WENN LANDWIRTINNEN UND LANDWIRTE TÜFTELN: MIT PRAXISFORSCHUNG DIE INNOVATIONSKRAFT AUF DEM ACKER SPRIESSEN LASSEN
Im ersten Praxis-Talk 2025 berichteten die Betriebsleiter Johannes Müller und Franz Lammer aus dem Netzwerk Leitbetriebe Pflanzenbau von ihren Erfahrungen mit Praxisversuchen. Professor Ralf Bloch von der Hochschule für nachhaltige Entwicklung Eberswalde HNEE ging auf das Konzept Praxisforschung aus wissenschaftlicher Sicht ein und betonte die hohe Relevanz. Der Professor für Agrarökologie und nachhaltige Anbausysteme gab einen Einblick in verschiedene Praxisforschungsprojekte und betonte, wie wichtig Versuche unter Praxisbedingungen sind. Denn sie ergänzen Exaktversuche und berücksichtigen beispielsweise Standortbedingungen und andere betriebsindividuelle Faktoren.
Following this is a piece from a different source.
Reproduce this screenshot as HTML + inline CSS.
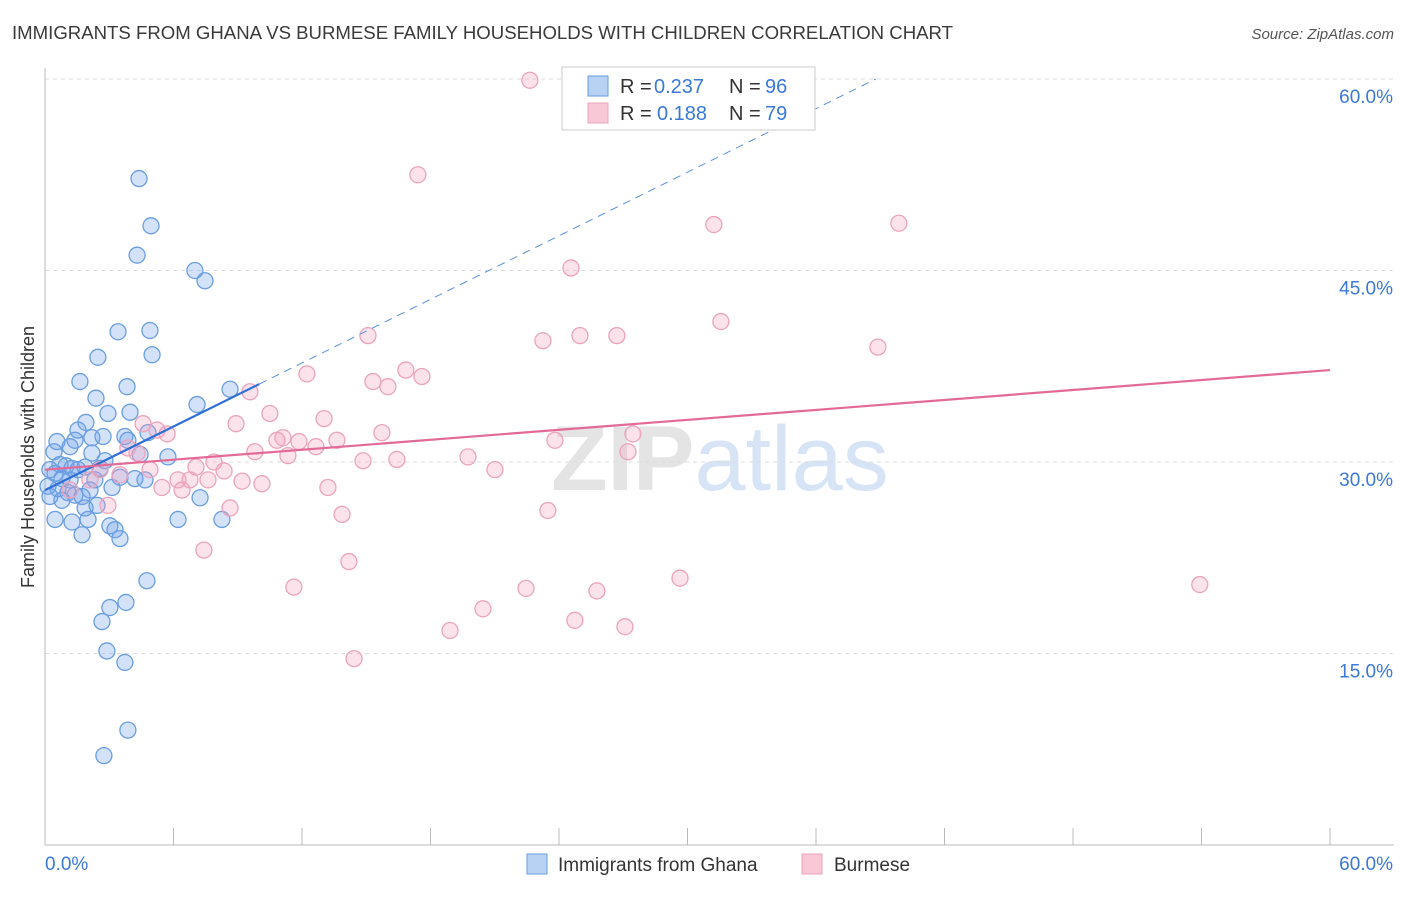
<!DOCTYPE html>
<html><head><meta charset="utf-8"><style>
body{margin:0;background:#fff;font-family:"Liberation Sans",sans-serif}
svg text{font-family:"Liberation Sans",sans-serif}
</style></head><body>
<svg id="chart" width="1406" height="892" xmlns="http://www.w3.org/2000/svg">
<text x="12" y="39" font-size="18" fill="#3a3a3a" textLength="941" lengthAdjust="spacingAndGlyphs">IMMIGRANTS FROM GHANA VS BURMESE FAMILY HOUSEHOLDS WITH CHILDREN CORRELATION CHART</text>
<text x="1394" y="39" font-size="15" fill="#555" text-anchor="end" font-style="italic">Source: ZipAtlas.com</text>
<text x="720" y="490" font-size="92" text-anchor="middle" fill="#e4e4e4" font-family="Liberation Serif" font-weight="bold">ZIP<tspan fill="#d6e4f5" font-family="Liberation Sans" font-weight="normal">atlas</tspan></text>
<g id="grid"></g>
<g id="axes"></g>
<g id="marks"></g>
<g id="trends"></g>
<text transform="translate(34,457) rotate(-90)" font-size="18" fill="#333" text-anchor="middle">Family Households with Children</text>
<g>
<rect x="562" y="67" width="253" height="63" fill="#fff" stroke="#ccc"/>
<rect x="588" y="76" width="20" height="20" fill="#b8d2f4" stroke="#6a9ee0"/>
<rect x="588" y="103" width="20" height="20" fill="#f9c8d7" stroke="#eba4bd"/>
<text x="620" y="93" font-size="20" fill="#333">R =</text>
<text x="654" y="93" font-size="20" fill="#3b78d8">0.237</text>
<text x="729" y="93" font-size="20" fill="#333">N =</text>
<text x="765" y="93" font-size="20" fill="#3b78d8">96</text>
<text x="620" y="120" font-size="20" fill="#333">R =</text>
<text x="657" y="120" font-size="20" fill="#3b78d8">0.188</text>
<text x="729" y="120" font-size="20" fill="#333">N =</text>
<text x="765" y="120" font-size="20" fill="#3b78d8">79</text>
</g>
<g>
<rect x="527" y="854" width="20" height="20" fill="#b8d2f4" stroke="#6a9ee0"/>
<text x="558" y="871" font-size="19" fill="#333">Immigrants from Ghana</text>
<rect x="802" y="854" width="20" height="20" fill="#f9c8d7" stroke="#eba4bd"/>
<text x="834" y="871" font-size="19" fill="#333">Burmese</text>
</g>
</svg>
<script>
const yTicks=[15,30,45,60];
const yTickLabels=["15.0%","30.0%","45.0%","60.0%"];
const xTickCount=10;
const ghanaX=[4.39,4.95,4.30,7.00,7.47,3.41,4.90,5.00,2.47,1.63,3.83,8.64,2.38,7.10,3.97,2.94,1.91,4.81,1.54,3.73,2.71,1.40,2.19,0.56,1.17,3.87,5.74,0.42,2.19,4.44,2.80,0.70,0.98,1.26,1.54,1.87,2.57,0.23,0.47,0.79,1.17,2.33,3.50,4.20,4.67,0.14,0.61,1.07,1.40,2.10,3.13,0.23,0.79,1.73,2.43,1.87,0.47,1.26,2.01,6.21,8.26,3.03,1.73,3.27,3.50,7.24,4.76,3.78,3.03,2.66,2.89,3.73,3.87,2.75];
const ghanaY=[52.2,48.5,46.2,45.0,44.2,40.2,40.3,38.4,38.2,36.3,35.9,35.7,35.0,34.5,33.9,33.8,33.1,32.3,32.5,32.0,32.0,31.7,31.9,31.6,31.2,31.7,30.4,30.8,30.7,30.6,30.1,29.8,29.7,29.5,29.4,29.6,29.5,29.4,29.1,28.7,28.6,28.6,28.8,28.7,28.6,28.1,27.9,27.6,27.4,27.8,28.0,27.3,27.0,27.3,26.6,26.4,25.5,25.3,25.5,25.5,25.5,25.0,24.3,24.7,24.0,27.2,20.7,19.0,18.6,17.5,15.2,14.3,9.0,7.0];
const burmeseX=[22.64,17.41,31.23,39.87,24.56,31.56,15.08,24.98,26.70,23.25,38.89,16.85,15.31,17.60,16.01,12.23,9.57,10.50,13.03,8.92,4.58,5.23,5.70,15.73,23.81,27.45,10.83,11.11,13.63,11.86,12.65,3.87,4.30,9.80,27.22,11.34,19.75,16.43,14.85,7.89,7.05,21.01,8.36,4.90,6.21,6.77,7.61,9.20,10.13,13.21,6.40,5.46,2.94,8.64,13.87,23.48,7.42,14.19,11.62,29.65,22.46,25.77,53.92,20.45,24.74,27.08,18.91,14.43,2.57,1.17,2.10,3.50];
const burmeseY=[59.9,52.5,48.6,48.7,45.2,41.0,39.9,39.9,39.9,39.5,39.0,37.2,36.3,36.7,35.9,36.9,35.5,33.8,33.4,33.0,33.0,32.5,32.2,32.3,31.7,32.2,31.7,31.9,31.7,31.6,31.2,31.1,30.7,30.8,30.8,30.5,30.4,30.2,30.1,30.0,29.6,29.4,29.3,29.4,28.6,28.6,28.6,28.5,28.3,28.0,27.8,28.0,26.6,26.4,25.9,26.2,23.1,22.2,20.2,20.9,20.1,19.9,20.4,18.5,17.6,17.1,16.8,14.6,29.4,27.8,28.6,29.0];
const ghanaTrend=[27.8,0.83];
const burmeseTrend=[29.4,0.13];
const NS="http://www.w3.org/2000/svg";
const X0=45,X1=1330,Y0=845,YTOP=79;
const sx=v=>X0+v/60*(X1-X0);
const sy=v=>Y0-v/60*(Y0-YTOP);
function mk(t,a,p){const e=document.createElementNS(NS,t);for(const k in a)e.setAttribute(k,a[k]);p.appendChild(e);return e;}
const grid=document.getElementById('grid'),axes=document.getElementById('axes'),marks=document.getElementById('marks'),trends=document.getElementById('trends');
yTicks.forEach((t,i)=>{
 const l=mk('line',{x1:X0,x2:1394,y1:sy(t),y2:sy(t),stroke:'#ddd','stroke-dasharray':'4,4'},grid);
 
 
 const tx=mk('text',{x:1393,y:sy(t)+24,'font-size':19,fill:'#3b78d8','text-anchor':'end'},axes);
 tx.textContent=yTickLabels[i];
 
 
});
const ax=mk('line',{x1:X0,x2:1394,y1:Y0,y2:Y0,stroke:'#bbb'},axes);


const ay=mk('line',{x1:X0,x2:X0,y1:68,y2:Y0,stroke:'#bbb'},axes);


for(let i=1;i<=xTickCount;i++){
 const v=60*i/xTickCount;
 const t=mk('line',{x1:sx(v),x2:sx(v),y1:Y0,y2:Y0-17,stroke:'#bbb'},axes);
 
 
}
const xl=mk('text',{x:45,y:870,'font-size':19,fill:'#3b78d8'},axes);xl.textContent='0.0%';


const xr=mk('text',{x:1393,y:870,'font-size':19,fill:'#3b78d8','text-anchor':'end'},axes);xr.textContent='60.0%';


ghanaX.forEach((x,i)=>{
 const c=mk('circle',{cx:sx(x),cy:sy(ghanaY[i]),r:8,fill:'rgba(110,160,235,0.3)',stroke:'#6a9ee0','stroke-width':1.3},marks);
 
 
});
burmeseX.forEach((x,i)=>{
 const c=mk('circle',{cx:sx(x),cy:sy(burmeseY[i]),r:8,fill:'rgba(245,160,190,0.3)',stroke:'#eba4bd','stroke-width':1.3},marks);
 
 
});
const gSolidEnd=10;
const gEnd=(60-ghanaTrend[0])/ghanaTrend[1];
const gd=mk('line',{x1:sx(gSolidEnd),y1:sy(ghanaTrend[0]+ghanaTrend[1]*gSolidEnd),x2:sx(gEnd),y2:sy(60),stroke:'#5b92e0','stroke-dasharray':'8,6','stroke-width':1},trends);


const gs=mk('line',{x1:sx(0),y1:sy(ghanaTrend[0]),x2:sx(gSolidEnd),y2:sy(ghanaTrend[0]+ghanaTrend[1]*gSolidEnd),stroke:'#2f6fd6','stroke-width':2.2},trends);


const bs=mk('line',{x1:sx(0),y1:sy(burmeseTrend[0]),x2:sx(60),y2:sy(burmeseTrend[0]+burmeseTrend[1]*60),stroke:'#e36a97','stroke-width':2.2},trends);


</script>
</body></html>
Johannes Müller betreibt den Biolandhof Müller-Oelbke in Niedersachsen. Aktuell beteiligt sich der Betrieb an mehr als 20 Praxisversuchen und arbeitet dafür mit Universitäten, Landwirtschaftskammern und Firmen zusammen. Schwerpunkte sind Pflanzenschutz, Optimierung der Mechanisierung und allgemein Resilienz im Pflanzenbau.
Franz Lammer leitet den Familienbetrieb Lammer GbR in Bayern. Die Betriebsflächen mit zum Teil starker Hanglage sind für den dortigen Ackerbau eine große Herausforderung. Er führt unter anderem in Zusammenarbeit mit dem örtlichen Landwirtschaftsamt Versuche zum Zwischenfruchtanbau, zur Drohnen- sowie zur Direktsaat durch. Lammer empfiehlt anderen Landwirtinnen und Landwirten, sich zu trauen und die eigenen Ideen auch am Betrieb auszuprobieren.
Beide Landwirte machten mit ihren Ausführungen deutlich, dass Praxisversuche einen großen Mehrwert bringen können, der sich schlussendlich auch wirtschaftlich bemerkbar macht. Ohne Frage brauchen diese Versuche jedoch Zeit und müssen in Betriebsalltag und -abläufe passen.